» Source data:
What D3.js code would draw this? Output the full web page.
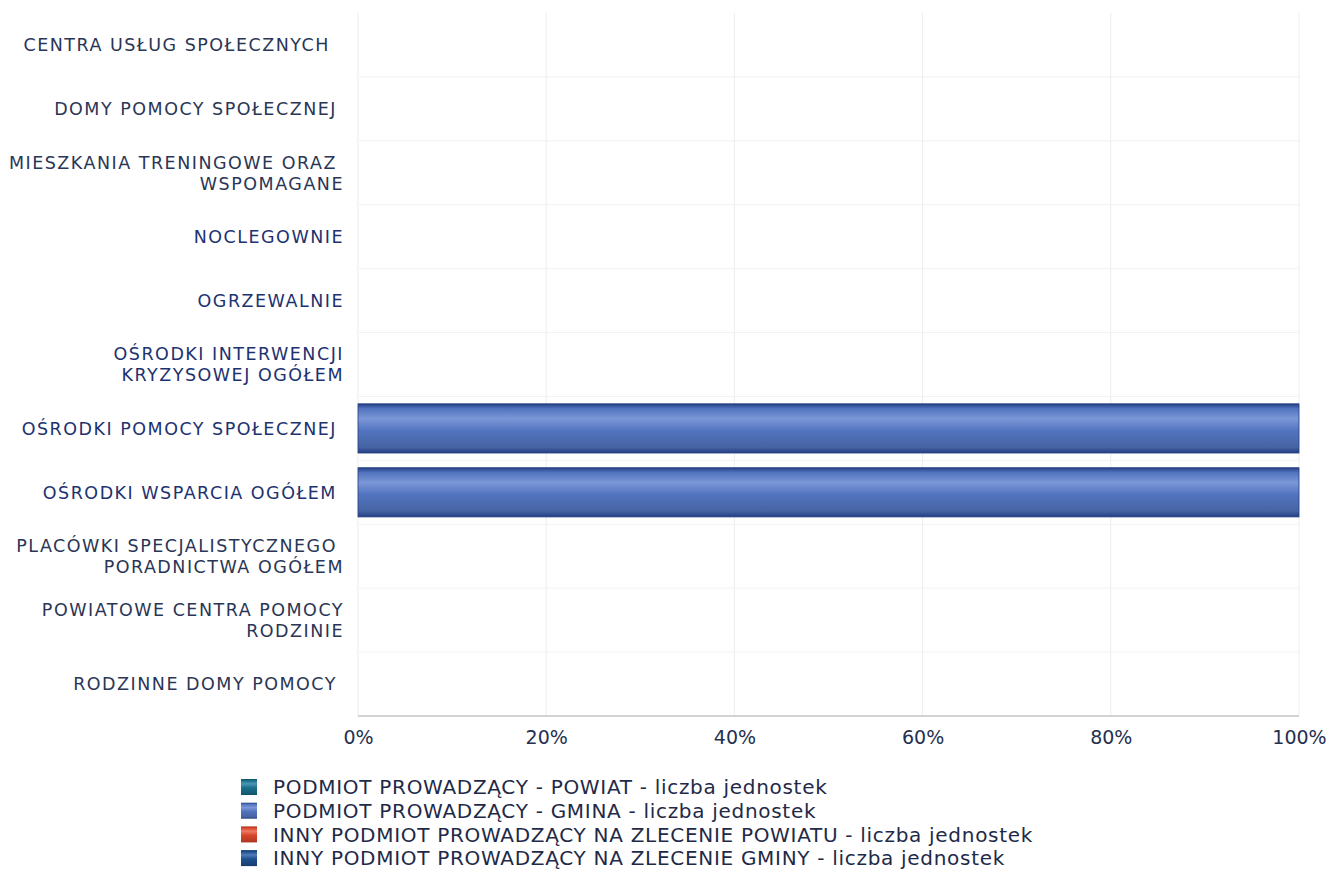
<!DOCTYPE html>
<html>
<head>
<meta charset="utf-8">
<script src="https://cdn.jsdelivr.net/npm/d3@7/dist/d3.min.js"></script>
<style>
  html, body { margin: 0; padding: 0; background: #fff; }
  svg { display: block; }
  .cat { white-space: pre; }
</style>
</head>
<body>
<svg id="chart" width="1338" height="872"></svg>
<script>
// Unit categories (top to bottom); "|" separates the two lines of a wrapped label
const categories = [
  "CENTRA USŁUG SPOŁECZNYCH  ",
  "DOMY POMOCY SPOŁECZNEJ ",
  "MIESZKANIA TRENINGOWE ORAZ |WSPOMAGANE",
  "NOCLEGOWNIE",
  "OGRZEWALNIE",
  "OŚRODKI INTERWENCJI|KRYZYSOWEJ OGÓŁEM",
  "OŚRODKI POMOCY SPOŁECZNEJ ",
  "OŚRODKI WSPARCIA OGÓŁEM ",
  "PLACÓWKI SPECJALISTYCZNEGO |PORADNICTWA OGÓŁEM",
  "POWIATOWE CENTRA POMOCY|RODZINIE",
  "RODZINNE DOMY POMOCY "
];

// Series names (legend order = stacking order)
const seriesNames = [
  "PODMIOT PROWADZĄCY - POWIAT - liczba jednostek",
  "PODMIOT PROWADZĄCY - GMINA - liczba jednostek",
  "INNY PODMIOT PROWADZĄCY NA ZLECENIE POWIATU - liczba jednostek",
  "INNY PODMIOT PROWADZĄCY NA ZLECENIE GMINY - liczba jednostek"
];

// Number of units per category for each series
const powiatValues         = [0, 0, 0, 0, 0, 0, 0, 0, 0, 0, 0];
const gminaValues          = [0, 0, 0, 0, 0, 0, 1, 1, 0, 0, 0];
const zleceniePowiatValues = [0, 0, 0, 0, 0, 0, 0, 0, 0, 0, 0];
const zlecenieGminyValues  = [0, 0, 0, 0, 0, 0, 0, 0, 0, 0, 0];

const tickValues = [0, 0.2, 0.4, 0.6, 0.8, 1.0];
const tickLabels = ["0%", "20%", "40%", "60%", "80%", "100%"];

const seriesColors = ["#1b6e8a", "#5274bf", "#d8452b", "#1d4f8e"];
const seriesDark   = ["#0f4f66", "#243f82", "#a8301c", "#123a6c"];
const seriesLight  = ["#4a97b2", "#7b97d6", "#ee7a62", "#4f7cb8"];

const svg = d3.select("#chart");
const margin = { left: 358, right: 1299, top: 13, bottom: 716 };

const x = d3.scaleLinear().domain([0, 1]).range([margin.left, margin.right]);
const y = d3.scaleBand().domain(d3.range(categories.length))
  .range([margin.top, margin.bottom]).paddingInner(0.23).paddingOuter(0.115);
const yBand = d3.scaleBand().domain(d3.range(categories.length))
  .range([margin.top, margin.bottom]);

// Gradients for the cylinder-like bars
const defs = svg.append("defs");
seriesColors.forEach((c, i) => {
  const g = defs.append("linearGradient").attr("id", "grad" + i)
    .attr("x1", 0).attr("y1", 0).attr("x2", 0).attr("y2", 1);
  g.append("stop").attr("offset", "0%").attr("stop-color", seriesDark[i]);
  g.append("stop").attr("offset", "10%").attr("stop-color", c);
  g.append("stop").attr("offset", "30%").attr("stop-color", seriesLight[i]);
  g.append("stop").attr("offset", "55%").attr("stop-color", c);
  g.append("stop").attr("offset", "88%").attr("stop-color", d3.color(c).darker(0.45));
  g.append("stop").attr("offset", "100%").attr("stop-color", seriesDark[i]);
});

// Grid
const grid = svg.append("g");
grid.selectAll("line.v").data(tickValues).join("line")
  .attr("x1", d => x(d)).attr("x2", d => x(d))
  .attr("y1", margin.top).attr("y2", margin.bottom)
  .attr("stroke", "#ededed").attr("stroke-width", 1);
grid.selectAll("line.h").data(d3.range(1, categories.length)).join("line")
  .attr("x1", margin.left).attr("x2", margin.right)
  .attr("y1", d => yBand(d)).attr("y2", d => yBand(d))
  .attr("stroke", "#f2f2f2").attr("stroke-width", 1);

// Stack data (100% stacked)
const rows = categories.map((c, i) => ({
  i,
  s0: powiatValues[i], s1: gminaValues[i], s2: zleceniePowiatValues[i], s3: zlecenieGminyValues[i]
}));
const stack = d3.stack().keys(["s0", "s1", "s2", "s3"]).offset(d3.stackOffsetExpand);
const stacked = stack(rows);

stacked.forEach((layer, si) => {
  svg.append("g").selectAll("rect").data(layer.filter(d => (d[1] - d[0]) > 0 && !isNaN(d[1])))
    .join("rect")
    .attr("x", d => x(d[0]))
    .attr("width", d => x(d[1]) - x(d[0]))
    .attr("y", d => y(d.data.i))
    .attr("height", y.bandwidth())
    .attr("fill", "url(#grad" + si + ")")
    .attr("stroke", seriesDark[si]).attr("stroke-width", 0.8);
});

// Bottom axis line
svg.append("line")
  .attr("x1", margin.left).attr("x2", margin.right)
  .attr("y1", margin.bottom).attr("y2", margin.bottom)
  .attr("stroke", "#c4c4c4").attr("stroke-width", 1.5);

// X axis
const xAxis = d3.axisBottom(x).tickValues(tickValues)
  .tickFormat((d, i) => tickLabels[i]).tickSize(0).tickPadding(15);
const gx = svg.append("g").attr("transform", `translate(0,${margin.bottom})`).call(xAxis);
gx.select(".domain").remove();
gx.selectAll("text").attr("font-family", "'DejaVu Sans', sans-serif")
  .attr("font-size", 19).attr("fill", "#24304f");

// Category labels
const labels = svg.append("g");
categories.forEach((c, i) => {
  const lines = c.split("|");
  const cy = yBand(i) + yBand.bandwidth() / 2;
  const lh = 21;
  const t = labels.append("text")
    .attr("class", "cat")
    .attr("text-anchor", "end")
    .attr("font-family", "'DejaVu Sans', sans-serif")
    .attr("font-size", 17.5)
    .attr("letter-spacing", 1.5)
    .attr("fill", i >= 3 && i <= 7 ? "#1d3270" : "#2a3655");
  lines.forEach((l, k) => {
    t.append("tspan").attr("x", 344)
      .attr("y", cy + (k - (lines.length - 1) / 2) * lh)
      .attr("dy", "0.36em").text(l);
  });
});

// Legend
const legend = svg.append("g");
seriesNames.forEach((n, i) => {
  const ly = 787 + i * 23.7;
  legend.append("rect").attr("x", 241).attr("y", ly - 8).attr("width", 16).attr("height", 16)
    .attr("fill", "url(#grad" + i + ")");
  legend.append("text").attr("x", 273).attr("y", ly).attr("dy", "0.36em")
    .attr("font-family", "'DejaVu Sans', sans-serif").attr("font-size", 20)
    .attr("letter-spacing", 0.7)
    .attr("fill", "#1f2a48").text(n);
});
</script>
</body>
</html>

» Exercise description: Restate the data above exactly, stripping out each image.

» Expected output:
What D3.js code would draw this? Output the full web page.
<!DOCTYPE html>
<html>
<head>
<meta charset="utf-8">
<script src="https://cdn.jsdelivr.net/npm/d3@7/dist/d3.min.js"></script>
<style>
  html, body { margin: 0; padding: 0; background: #fff; }
  svg { display: block; }
  .cat { white-space: pre; }
</style>
</head>
<body>
<svg id="chart" width="1338" height="872"></svg>
<script>
// Unit categories (top to bottom); "|" separates the two lines of a wrapped label
const categories = [
  "CENTRA USŁUG SPOŁECZNYCH  ",
  "DOMY POMOCY SPOŁECZNEJ ",
  "MIESZKANIA TRENINGOWE ORAZ |WSPOMAGANE",
  "NOCLEGOWNIE",
  "OGRZEWALNIE",
  "OŚRODKI INTERWENCJI|KRYZYSOWEJ OGÓŁEM",
  "OŚRODKI POMOCY SPOŁECZNEJ ",
  "OŚRODKI WSPARCIA OGÓŁEM ",
  "PLACÓWKI SPECJALISTYCZNEGO |PORADNICTWA OGÓŁEM",
  "POWIATOWE CENTRA POMOCY|RODZINIE",
  "RODZINNE DOMY POMOCY "
];

// Series names (legend order = stacking order)
const seriesNames = [
  "PODMIOT PROWADZĄCY - POWIAT - liczba jednostek",
  "PODMIOT PROWADZĄCY - GMINA - liczba jednostek",
  "INNY PODMIOT PROWADZĄCY NA ZLECENIE POWIATU - liczba jednostek",
  "INNY PODMIOT PROWADZĄCY NA ZLECENIE GMINY - liczba jednostek"
];

// Number of units per category for each series
const powiatValues         = [0, 0, 0, 0, 0, 0, 0, 0, 0, 0, 0];
const gminaValues          = [0, 0, 0, 0, 0, 0, 1, 1, 0, 0, 0];
const zleceniePowiatValues = [0, 0, 0, 0, 0, 0, 0, 0, 0, 0, 0];
const zlecenieGminyValues  = [0, 0, 0, 0, 0, 0, 0, 0, 0, 0, 0];

const tickValues = [0, 0.2, 0.4, 0.6, 0.8, 1.0];
const tickLabels = ["0%", "20%", "40%", "60%", "80%", "100%"];

const seriesColors = ["#1b6e8a", "#5274bf", "#d8452b", "#1d4f8e"];
const seriesDark   = ["#0f4f66", "#243f82", "#a8301c", "#123a6c"];
const seriesLight  = ["#4a97b2", "#7b97d6", "#ee7a62", "#4f7cb8"];

const svg = d3.select("#chart");
const margin = { left: 358, right: 1299, top: 13, bottom: 716 };

const x = d3.scaleLinear().domain([0, 1]).range([margin.left, margin.right]);
const y = d3.scaleBand().domain(d3.range(categories.length))
  .range([margin.top, margin.bottom]).paddingInner(0.23).paddingOuter(0.115);
const yBand = d3.scaleBand().domain(d3.range(categories.length))
  .range([margin.top, margin.bottom]);

// Gradients for the cylinder-like bars
const defs = svg.append("defs");
seriesColors.forEach((c, i) => {
  const g = defs.append("linearGradient").attr("id", "grad" + i)
    .attr("x1", 0).attr("y1", 0).attr("x2", 0).attr("y2", 1);
  g.append("stop").attr("offset", "0%").attr("stop-color", seriesDark[i]);
  g.append("stop").attr("offset", "10%").attr("stop-color", c);
  g.append("stop").attr("offset", "30%").attr("stop-color", seriesLight[i]);
  g.append("stop").attr("offset", "55%").attr("stop-color", c);
  g.append("stop").attr("offset", "88%").attr("stop-color", d3.color(c).darker(0.45));
  g.append("stop").attr("offset", "100%").attr("stop-color", seriesDark[i]);
});

// Grid
const grid = svg.append("g");
grid.selectAll("line.v").data(tickValues).join("line")
  .attr("x1", d => x(d)).attr("x2", d => x(d))
  .attr("y1", margin.top).attr("y2", margin.bottom)
  .attr("stroke", "#ededed").attr("stroke-width", 1);
grid.selectAll("line.h").data(d3.range(1, categories.length)).join("line")
  .attr("x1", margin.left).attr("x2", margin.right)
  .attr("y1", d => yBand(d)).attr("y2", d => yBand(d))
  .attr("stroke", "#f2f2f2").attr("stroke-width", 1);

// Stack data (100% stacked)
const rows = categories.map((c, i) => ({
  i,
  s0: powiatValues[i], s1: gminaValues[i], s2: zleceniePowiatValues[i], s3: zlecenieGminyValues[i]
}));
const stack = d3.stack().keys(["s0", "s1", "s2", "s3"]).offset(d3.stackOffsetExpand);
const stacked = stack(rows);

stacked.forEach((layer, si) => {
  svg.append("g").selectAll("rect").data(layer.filter(d => (d[1] - d[0]) > 0 && !isNaN(d[1])))
    .join("rect")
    .attr("x", d => x(d[0]))
    .attr("width", d => x(d[1]) - x(d[0]))
    .attr("y", d => y(d.data.i))
    .attr("height", y.bandwidth())
    .attr("fill", "url(#grad" + si + ")")
    .attr("stroke", seriesDark[si]).attr("stroke-width", 0.8);
});

// Bottom axis line
svg.append("line")
  .attr("x1", margin.left).attr("x2", margin.right)
  .attr("y1", margin.bottom).attr("y2", margin.bottom)
  .attr("stroke", "#c4c4c4").attr("stroke-width", 1.5);

// X axis
const xAxis = d3.axisBottom(x).tickValues(tickValues)
  .tickFormat((d, i) => tickLabels[i]).tickSize(0).tickPadding(15);
const gx = svg.append("g").attr("transform", `translate(0,${margin.bottom})`).call(xAxis);
gx.select(".domain").remove();
gx.selectAll("text").attr("font-family", "'DejaVu Sans', sans-serif")
  .attr("font-size", 19).attr("fill", "#24304f");

// Category labels
const labels = svg.append("g");
categories.forEach((c, i) => {
  const lines = c.split("|");
  const cy = yBand(i) + yBand.bandwidth() / 2;
  const lh = 21;
  const t = labels.append("text")
    .attr("class", "cat")
    .attr("text-anchor", "end")
    .attr("font-family", "'DejaVu Sans', sans-serif")
    .attr("font-size", 17.5)
    .attr("letter-spacing", 1.5)
    .attr("fill", i >= 3 && i <= 7 ? "#1d3270" : "#2a3655");
  lines.forEach((l, k) => {
    t.append("tspan").attr("x", 344)
      .attr("y", cy + (k - (lines.length - 1) / 2) * lh)
      .attr("dy", "0.36em").text(l);
  });
});

// Legend
const legend = svg.append("g");
seriesNames.forEach((n, i) => {
  const ly = 787 + i * 23.7;
  legend.append("rect").attr("x", 241).attr("y", ly - 8).attr("width", 16).attr("height", 16)
    .attr("fill", "url(#grad" + i + ")");
  legend.append("text").attr("x", 273).attr("y", ly).attr("dy", "0.36em")
    .attr("font-family", "'DejaVu Sans', sans-serif").attr("font-size", 20)
    .attr("letter-spacing", 0.7)
    .attr("fill", "#1f2a48").text(n);
});
</script>
</body>
</html>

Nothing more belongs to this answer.